What he did was wrong. He screwed up, cosmically, and punishment is warranted. He opened the door to let this thing in because he was weak, because he was scared, because he had been beaten down beyond all belief in L.A. and he didn't know what else to do except let Twilight help him hope that there could be a light at the end of the tunnel. He let Twilight in. And he will hate himself for it, and Buffy knows it because she's seen it in him before, and she knows it because she knows he was in a horrible place to begin with to let Twilight in, and now it will be worse.

She forgives him for it. When she can't look at Angel in 8x40, it has nothing to do with Angel. Because she understands on a personal level exactly what Twilight's influence can do, and she doesn't hold that against him. She doesn't hate him. It's not a grudge. It's self-loathing.

To some degree, her forgiveness of Angel is hope that someone can forgive her for it, and on another level, it's trying to take all of the blame onto herself at the same time. Her inability to do anything but be a retarded cat with little 16-year-old girl feelings about Angel whenever he's around causes a deconstruction of her fairytale fantasy wherein they can regress to that together and hide from the world in each other. They do it (both the hiding and the more figurative translation of doing it) and they wind up literally hidden from the world, in another universe, a new universe.

And in doing so, they bring the Apocalypse. Buffy is singlehandedly (or, maybe not hand. Maybe single tonguedly. Or, vaginaedingly) responsible for the Apocalypse that was brought to a world she was destined to protect.

Even though she can forgive Angel and get past his actions, his killing of her girls, his involvement, explain them as being a part of Twilight's influence and thereby not his fault to justify forgiving him because God knows he needs it, she doesn't excuse herself, and that is why she can't stand to look at him.

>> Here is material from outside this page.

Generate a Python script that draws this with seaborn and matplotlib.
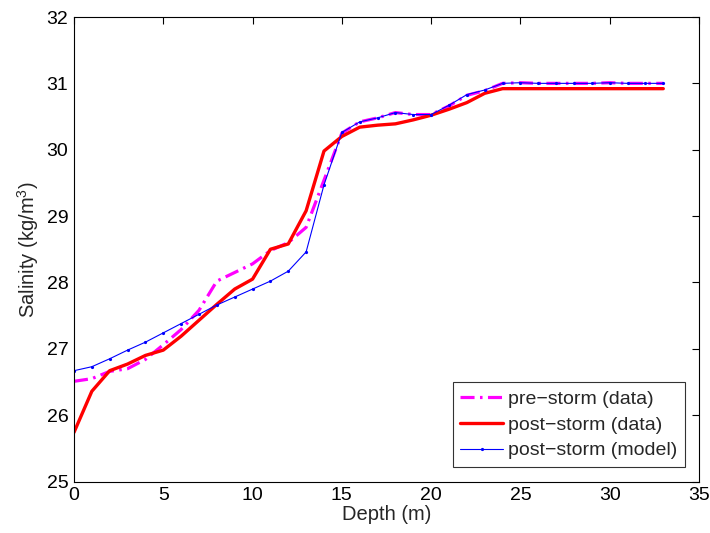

She doesn't blame him, she doesn't hate him, but he's a reminder of what she did. Of her cosmic screw-up (and the puns just keep rolling). Buffy feels like season 8 was her ultimate failure as the Slayer. She messed up. She's done bad things before, attacked her friends and locked them in the basement, ruined a lot of girls' lives turning them into Slayers in the pursuit of saving the world. This was on a bigger scale, this was failing her duty. It's not the same as screwing some people over and having them be collateral damage in saving the world, or hurting her friends and letting them down. She failed.

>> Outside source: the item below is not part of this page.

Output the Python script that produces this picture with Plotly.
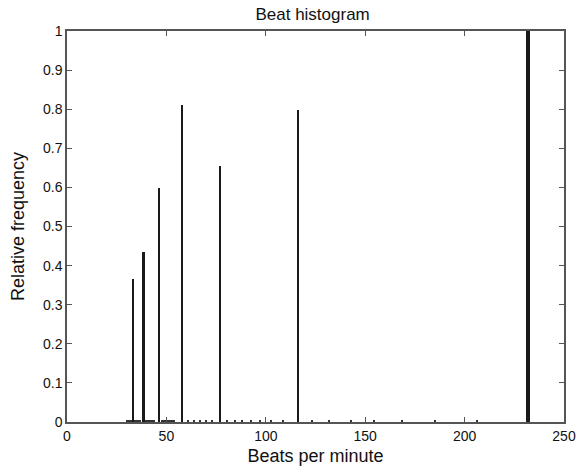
import plotly.graph_objects as go

# Main histogram peaks (BPM, relative frequency)
peak_bpm = [33.1, 38.6, 46.2, 57.9, 77.1, 116.0, 231.8]
peak_freq = [0.366, 0.435, 0.599, 0.811, 0.655, 0.797, 1.0]

# Tiny residual histogram values visible as dots along the baseline
small_bpm = [30, 31, 32, 34, 35, 36, 37, 40, 41, 42, 43, 44, 48, 49, 50, 51, 52, 53, 54,
             61, 64, 67, 70, 73, 80.4, 84.4, 88.3, 92.5, 97, 102.9, 108.9,
             123.2, 132.0, 142.8, 154.4, 168.8, 185.4, 206.4]
small_freq = [0.004] * len(small_bpm)

x_ticks = [0, 50, 100, 150, 200, 250]
y_ticks = [0, 0.1, 0.2, 0.3, 0.4, 0.5, 0.6, 0.7, 0.8, 0.9, 1]
y_ticktext = ["0", "0.1", "0.2", "0.3", "0.4", "0.5", "0.6", "0.7", "0.8", "0.9", "1"]

peak_widths = [0.8, 0.9, 0.8, 0.95, 0.95, 0.6, 1.7]

FONT = "Liberation Sans, Arial"

fig = go.Figure()
fig.add_trace(go.Bar(x=small_bpm, y=small_freq, width=0.6,
                     marker=dict(color="#333333", line=dict(width=0)), showlegend=False))
fig.add_trace(go.Bar(x=peak_bpm, y=peak_freq, width=peak_widths,
                     marker=dict(color="#1a1a1a", line=dict(width=0)), showlegend=False))

axis_common = dict(showgrid=False, zeroline=False, showline=True, linecolor="#555555",
                   linewidth=1.5, mirror="ticks", ticks="inside", ticklen=5,
                   tickcolor="#555555", tickwidth=1, automargin=False,
                   tickfont=dict(family=FONT, size=14, color="#111111"))

fig.update_layout(
    template="none",
    width=580, height=472,
    margin=dict(l=67, r=16, t=31, b=50),
    paper_bgcolor="white", plot_bgcolor="white",
    bargap=0,
    showlegend=False,
    title=dict(text="Beat histogram", x=0.539, xanchor="center", y=0.97, yanchor="middle",
               font=dict(family=FONT, size=17, color="#111111")),
    xaxis=dict(range=[0, 250], tickvals=x_ticks,
               title=dict(text="Beats per minute", standoff=7,
                          font=dict(family=FONT, size=18, color="#111111")),
               **axis_common),
    yaxis=dict(range=[0, 1], tickvals=y_ticks, ticktext=y_ticktext,
               title=dict(text="Relative frequency", standoff=14,
                          font=dict(family=FONT, size=18, color="#111111")),
               **axis_common),
)

fig.write_html("out.html")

And, it wasn't a failure because she wasn't strong enough, or a failure because she just couldn't do it. She failed because of a lack of self control, the way she perceives it (thought, given the daterape nature of Twilight, that's arguable). It wasn't the Slayer, it wasn't her power that wasn't enough, it was Buffy. And that's why she can't forgive herself, and that's why she seeks redemption now in a way that she never has needed to before.

That's why the last words of Angel: the Series are echoed in the last panel of season 8. She understands what it's like now, to not be able to forgive yourself and to need it more than anything in the world. She has her friends blaming her (chiefly Willow) and she blames herself and she is constantly surrounded by Slayers and wiccas who are all too eager to remind her of how colossally she screwed up. This is Buffy Summers' turn for feeling she needs to work for redemption and earn it, because she needs forgiveness and she doesn't have it in her to forgive herself ever.